## Task details:
Retype exactly the lines from the first one through the line with "const yTitle = 'Mean", including both ends; skip any pictures.

## Data section:
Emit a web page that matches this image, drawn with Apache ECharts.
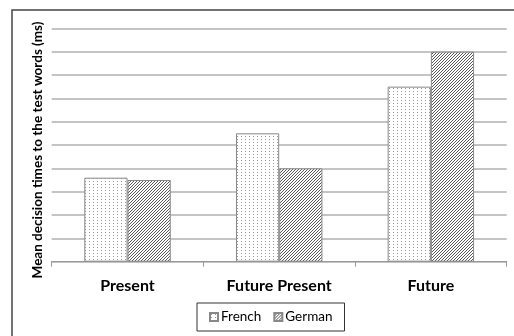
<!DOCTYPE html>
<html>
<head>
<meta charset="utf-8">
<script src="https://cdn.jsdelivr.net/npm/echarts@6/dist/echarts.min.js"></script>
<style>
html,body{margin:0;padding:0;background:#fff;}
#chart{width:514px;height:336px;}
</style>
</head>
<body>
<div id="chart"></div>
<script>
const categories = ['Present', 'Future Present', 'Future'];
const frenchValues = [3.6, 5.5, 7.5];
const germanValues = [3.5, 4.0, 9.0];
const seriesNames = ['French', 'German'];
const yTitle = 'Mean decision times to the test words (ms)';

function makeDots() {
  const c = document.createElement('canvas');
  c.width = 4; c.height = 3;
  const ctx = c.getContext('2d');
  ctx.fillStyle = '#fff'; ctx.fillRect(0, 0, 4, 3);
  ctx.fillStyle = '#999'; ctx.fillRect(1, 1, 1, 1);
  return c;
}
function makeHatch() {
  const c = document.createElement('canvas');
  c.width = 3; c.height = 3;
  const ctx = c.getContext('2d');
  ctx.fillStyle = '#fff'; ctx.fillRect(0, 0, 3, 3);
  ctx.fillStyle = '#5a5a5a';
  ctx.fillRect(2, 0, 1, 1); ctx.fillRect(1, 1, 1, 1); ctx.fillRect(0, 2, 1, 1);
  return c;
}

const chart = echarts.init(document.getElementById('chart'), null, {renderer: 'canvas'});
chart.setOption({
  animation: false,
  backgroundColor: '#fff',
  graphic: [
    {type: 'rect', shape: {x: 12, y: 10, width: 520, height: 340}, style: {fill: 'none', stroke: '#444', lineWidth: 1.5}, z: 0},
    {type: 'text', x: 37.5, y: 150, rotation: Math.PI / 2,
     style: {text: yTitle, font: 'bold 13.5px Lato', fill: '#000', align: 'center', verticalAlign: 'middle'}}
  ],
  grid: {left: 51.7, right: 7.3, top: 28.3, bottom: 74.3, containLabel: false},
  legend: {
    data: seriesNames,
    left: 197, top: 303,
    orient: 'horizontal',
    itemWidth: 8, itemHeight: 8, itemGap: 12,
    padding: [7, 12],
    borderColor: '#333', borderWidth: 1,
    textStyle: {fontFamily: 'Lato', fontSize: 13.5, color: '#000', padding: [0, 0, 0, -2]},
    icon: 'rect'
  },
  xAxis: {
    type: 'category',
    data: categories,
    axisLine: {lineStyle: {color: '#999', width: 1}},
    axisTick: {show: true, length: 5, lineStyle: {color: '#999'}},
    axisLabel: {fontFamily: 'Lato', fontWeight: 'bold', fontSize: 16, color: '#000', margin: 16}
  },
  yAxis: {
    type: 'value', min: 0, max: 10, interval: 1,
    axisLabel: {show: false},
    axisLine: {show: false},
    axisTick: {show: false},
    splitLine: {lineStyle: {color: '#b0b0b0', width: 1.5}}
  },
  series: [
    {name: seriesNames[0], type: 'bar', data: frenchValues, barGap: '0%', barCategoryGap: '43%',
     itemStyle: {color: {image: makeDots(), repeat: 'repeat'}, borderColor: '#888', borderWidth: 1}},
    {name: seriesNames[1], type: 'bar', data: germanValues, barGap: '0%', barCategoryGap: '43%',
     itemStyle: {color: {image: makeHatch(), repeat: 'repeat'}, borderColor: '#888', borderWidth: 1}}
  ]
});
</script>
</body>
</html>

## Reply:
Emit a web page that matches this image, drawn with Apache ECharts.
<!DOCTYPE html>
<html>
<head>
<meta charset="utf-8">
<script src="https://cdn.jsdelivr.net/npm/echarts@6/dist/echarts.min.js"></script>
<style>
html,body{margin:0;padding:0;background:#fff;}
#chart{width:514px;height:336px;}
</style>
</head>
<body>
<div id="chart"></div>
<script>
const categories = ['Present', 'Future Present', 'Future'];
const frenchValues = [3.6, 5.5, 7.5];
const germanValues = [3.5, 4.0, 9.0];
const seriesNames = ['French', 'German'];
const yTitle = 'Mean decision times to the test words (ms)';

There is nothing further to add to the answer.